Alternatively, you can wait for AWS to support multiple target group registration per service, it is already in their roadmap:
https://github.com/aws/containers-roadmap/issues/104
This how we eventually solved.
Two LB one in private and one in public subnet.
Some APIs meant to be public, so directly exposed through public LB.
For some private APIs endpoints need to be exposed, added a proxy in public LB and routed those particular paths from public LB to private LB through this proxy.
These days API Gateway is the best way to do this. You can have your API serve a number of different endpoints while serving only the public ones via API Gateway and proxying back to the API.
I don't see it mentioned yet so I'll note that we use a CloudMap for internal routing and an ALB for "external" (in our case simply intra/inter-VPC) communication. I didn't read in depth, but I think this article describes it.
AWS Cloud Map is a managed solution that lets you map logical names to the components/resources for an application.

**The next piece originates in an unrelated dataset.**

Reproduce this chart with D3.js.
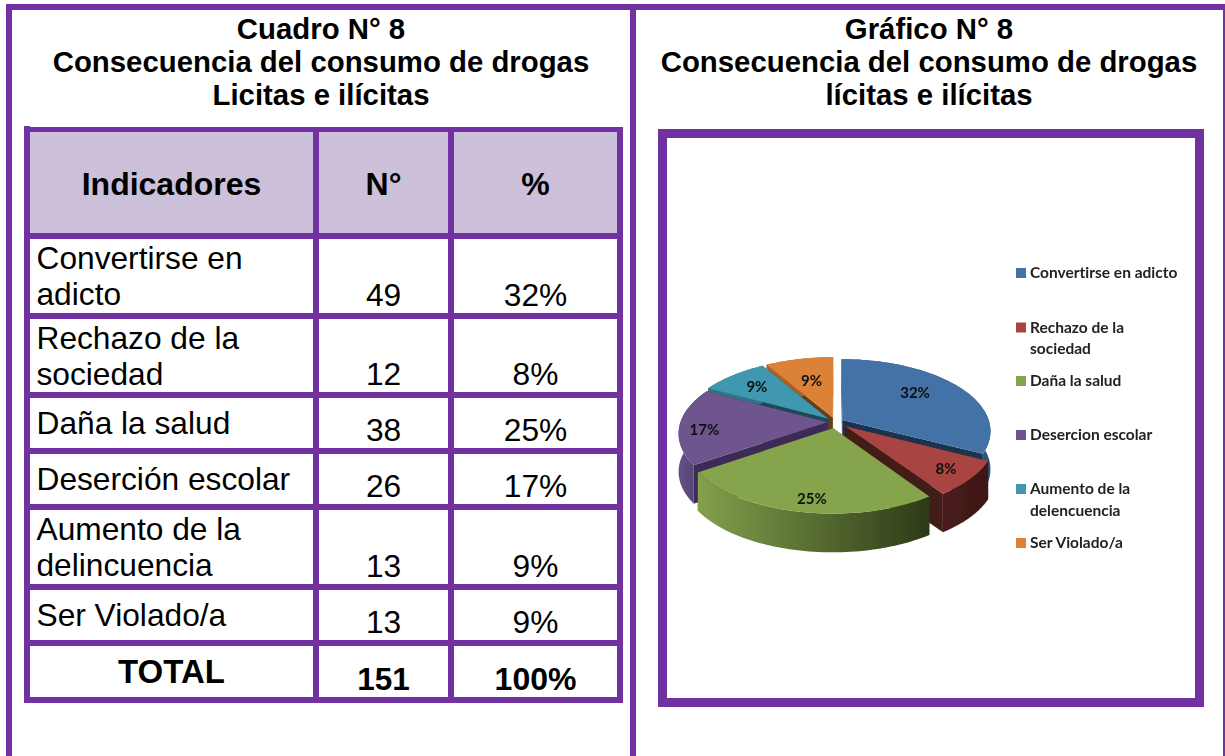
<!DOCTYPE html>
<html><head><meta charset="utf-8">
<script src="https://cdn.jsdelivr.net/npm/d3@7/dist/d3.min.js"></script>
<style>html,body{margin:0;padding:0;background:#fff;overflow:hidden}svg{display:block}text{font-variant-ligatures:none}</style>
</head><body><svg id="c" width="1225" height="756"></svg>
<script>
// ---- data
const leftTitle = ["Cuadro N° 8","Consecuencia del consumo de drogas","Licitas e ilícitas"];
const rightTitle = ["Gráfico N° 8","Consecuencia del consumo de drogas","lícitas e ilícitas"];
const tableHead = ["Indicadores","N°","%"];
const tableLabels = [["Convertirse en","adicto"],["Rechazo de la","sociedad"],["Daña la salud"],["Deserción escolar"],["Aumento de la","delincuencia"],["Ser Violado/a"]];
const counts = [49,12,38,26,13,13];
const percents = ["32%","8%","25%","17%","9%","9%"];
const totalRow = ["TOTAL","151","100%"];
const legendLabels = [["Convertirse en adicto"],["Rechazo de la","sociedad"],["Daña la salud"],["Desercion escolar"],["Aumento de la","delencuencia"],["Ser Violado/a"]];
const topColors = ["#4272a6","#a84542","#86a44b","#6e548e","#3f98b0","#db8238"];
const wallColors = ["#1b3350","#431a19","#3d4d20","#3e2b58","#1d4a58","#6b3d17"];
const sideLeft = ["#3a6494","#4a1d1c","#84a04c","#65528a","#2f7488","#a8602a"];
const sideRight = ["#2d5680","#3c1615","#2c3a17","#4a3863","#2f7488","#a8602a"];
const labelFraction = [0.68,0.82,0.85,0.83,0.73,0.6];
const labelTurn = [-7,0,-2.5,-4,0,0];
const explodeBy = [8,13,13,8,10,10];

// ---- layout
const purple = "#7231a0";
const svg = d3.select("#c");
const sans = "'Liberation Sans',Arial,sans-serif", cal = "Lato,sans-serif";
const bar = (x,y,w,h,f=purple)=>svg.append("rect").attr("x",x).attr("y",y).attr("width",w).attr("height",h).attr("fill",f);

bar(6,4,1219,6); bar(6,4,6,752); bar(630,4,6,752); bar(1223,4,2,752);

function title(lines,cx){
  const base=[38.5,71.5,105];
  svg.selectAll(null).data(lines).enter().append("text").text(d=>d)
   .attr("x",cx).attr("y",(d,i)=>base[i]).attr("text-anchor","middle")
   .attr("font-family",sans).attr("font-weight","bold").attr("font-size",29.35).attr("fill","#000");
}
title(leftTitle,321); title(rightTitle,929);

// table
const colEdges=[24,313,448,617], lw=6;
const rowEdges=[233,313,392,448,504,584,640,697];
const tableTop=127, tableBottom=703;
bar(30,132,283,101,"#ccc0da"); bar(319,132,129,101,"#ccc0da"); bar(454,132,163,101,"#ccc0da");
bar(30,127,593,5);
colEdges.forEach(x=>bar(x,x===24?126:127,lw,tableBottom-(x===24?126:127)));
rowEdges.forEach(y=>bar(24,y,599,lw));
const colCenter=i=>(colEdges[i]+lw+colEdges[i+1])/2;
const txt=(s,x,y,o={})=>svg.append("text").text(s).attr("x",x).attr("y",y)
  .attr("text-anchor",o.a||"middle").attr("font-family",o.f||sans)
  .attr("font-weight",o.b?"bold":"normal").attr("font-size",o.s||31.7).attr("fill","#000");
tableHead.forEach((h,i)=>txt(h,colCenter(i),195,{b:1,s:32}));
tableLabels.forEach((lines,r)=>{
  const top=rowEdges[r]+lw, first=top+(lines.length>1?29.5:36);
  lines.forEach((l,i)=>txt(l,36.5,first+i*36.5,{a:"start"}));
  const by=rowEdges[r+1]-7;
  txt(counts[r],colCenter(1),by); txt(percents[r],colCenter(2),by);
});
txt(totalRow[0],colCenter(0),683,{b:1,s:33});
txt(totalRow[1],colCenter(1),690,{b:1,s:31.5});
txt(totalRow[2],colCenter(2),690,{b:1,s:32});

// chart frame
svg.append("rect").attr("x",662.5).attr("y",133.5).attr("width",537).attr("height",569)
  .attr("fill","#fff").attr("stroke",purple).attr("stroke-width",9);

// pie
const defs=svg.append("defs");
defs.append("filter").attr("id","soft").append("feGaussianBlur").attr("stdDeviation",0.45);
const cx=835.5,cy=422,R=147,tilt=0.48,k=0.15,depth=38;
const project=(X,Y,z=0)=>{const s=1/(1-k*Y/R);return [cx+X*s,cy+Y*tilt*s+z*(0.9+0.1*s)];};
const arcs=d3.pie().sort(null)(counts);
const line=d3.line();
const g=svg.append("g").attr("filter","url(#soft)");
const sl=arcs.map((a,i)=>{
  const mid=(a.startAngle+a.endAngle)/2;
  const ox=explodeBy[i]*Math.sin(mid), oy=-explodeBy[i]*Math.cos(mid);
  const P=(ang,r,z=0)=>project(ox+r*Math.sin(ang),oy-r*Math.cos(ang),z);
  return {i,a,mid,P,depthKey:oy-0.35*R*Math.cos(mid)};
}).sort((p,q)=>p.depthKey-q.depthKey);

sl.forEach(({i,a,P})=>{
  const angs=d3.range(0,61).map(t=>a.startAngle+(a.endAngle-a.startAngle)*t/60);
  const topArc=angs.map(t=>P(t,R));
  const botArc=angs.map(t=>P(t,R,depth)).reverse();
  const xs=topArc.map(p=>p[0]);
  const gid="side"+i;
  const gr=defs.append("linearGradient").attr("id",gid).attr("gradientUnits","userSpaceOnUse")
    .attr("x1",d3.min(xs)).attr("x2",d3.max(xs)).attr("y1",0).attr("y2",0);
  gr.append("stop").attr("offset",0).attr("stop-color",sideLeft[i]);
  gr.append("stop").attr("offset",1).attr("stop-color",sideRight[i]);
  [a.startAngle,a.endAngle].forEach(t=>{
    g.append("path").attr("d",line([P(t,0),P(t,R),P(t,R,depth),P(t,0,depth)])+"Z").attr("fill",wallColors[i]);
  });
  g.append("path").attr("d",line(topArc.concat(botArc))+"Z").attr("fill",`url(#${gid})`);
  g.append("path").attr("d",line([P(0,0)].concat(topArc))+"Z").attr("fill",topColors[i]);
});
arcs.forEach((a,i)=>{
  const s=sl.find(d=>d.i===i);
  const p=s.P(s.mid+labelTurn[i]*Math.PI/180,R*labelFraction[i]);
  g.append("text").text(percents[i]).attr("x",p[0]).attr("y",p[1]+5.5).attr("text-anchor","middle")
   .attr("font-family",cal).attr("font-weight","bold").attr("font-size",15).attr("fill","#111");
});

// legend
const legBase=[278,332.5,386,440,494,548];
legendLabels.forEach((lines,i)=>{
  const y=legBase[i];
  g.append("rect").attr("x",1016).attr("y",y-10).attr("width",10).attr("height",10).attr("fill",topColors[i]);
  lines.forEach((l,j)=>g.append("text").text(l).attr("x",1030).attr("y",y+j*21.5)
    .attr("font-family",cal).attr("font-weight","bold").attr("font-size",15.5).attr("fill","#222"));
});
</script></body></html>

It allows applications to discover the resources using one of the AWS SDKs, RESTful API calls, or DNS queries. AWS Cloud Map serves registered resources, which can be Amazon DynamoDB tables, Amazon Simple Queue Service (SQS) queues, any higher-level application services that are built using EC2 instances or ECS tasks, or using a serverless stack.
...
Amazon ECS is tightly integrated with AWS Cloud Map to enable service discovery for compute workloads running in ECS. When you enable service discovery for ECS services, it automatically keeps track of all task instances in AWS Cloud Map.
You want to look at AWS Security Groups.
A security group acts as a virtual firewall for your instance to control inbound and outbound traffic.
For each security group, you add rules that control the inbound traffic to instances, and a separate set of rules that control the outbound traffic.
Even more specific to your use-case though might be their doc on ELB Security Groups. These are, as you may expect, security groups that are applied at the ELB level rather than the Instance level.
Using security groups, you can specify who has access to which endpoints.